Fahmy Huwaidi, an well-know Egyptian journalist, talked about how journalists in the Arab world should be independent and objective but because of the authoritarian governments journalists aren't able to practice freely.
Samir Aita, Editor in chief the Arabic addition of La Monde Diplomatique says journalists need to understand the sociological and political realities of the places they're reporting from. He cites the the example of La Monde Diplomatique which is a network of itself (publishing in 64 languages). He says that parachute journalism is a necessity but reporting from the field is also required to decipher the tribal, social and political intricacies of news stories.

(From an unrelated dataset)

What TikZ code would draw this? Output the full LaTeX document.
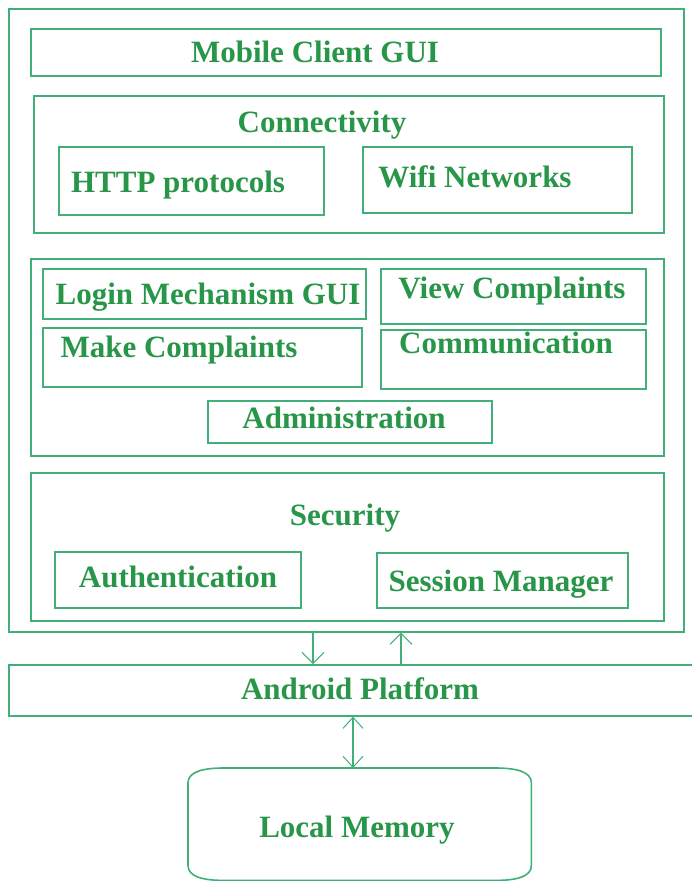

Abdel Wahab Badrakhan, editor elect of the Aljazeera newspaper, talked about Aljazeera and its contribution to journalism in the Arab world, but he also thought that Arabs can still learn a lot about the practice of journalism in the West. He, and others in the panel, criticized US governments's efforts to censor information. For some reason Badrakhan thought that Darfur was a good example of a story that wasn't covered well and fairly. The US administration created an official line mostly based on real incidents, then reporters only went on to confirm it. He asserts it could have been covered better, for example looking at it from different view points like the role of Southerners in derailing the peace process and the US-China oil interests in Darfur, he used Darfur as an example twice. In Iraq, we don't know for sure why the war was waged in the first place, something the media isn't investigating enough. Badrkhan talks about the US push for democracy in the Middle East which he says has ended in disappointment, and as a result the media in Arab world continues to suffer. On blogging, he says it's taking off in the Arab because people are looking for any, uncensored, sources of information.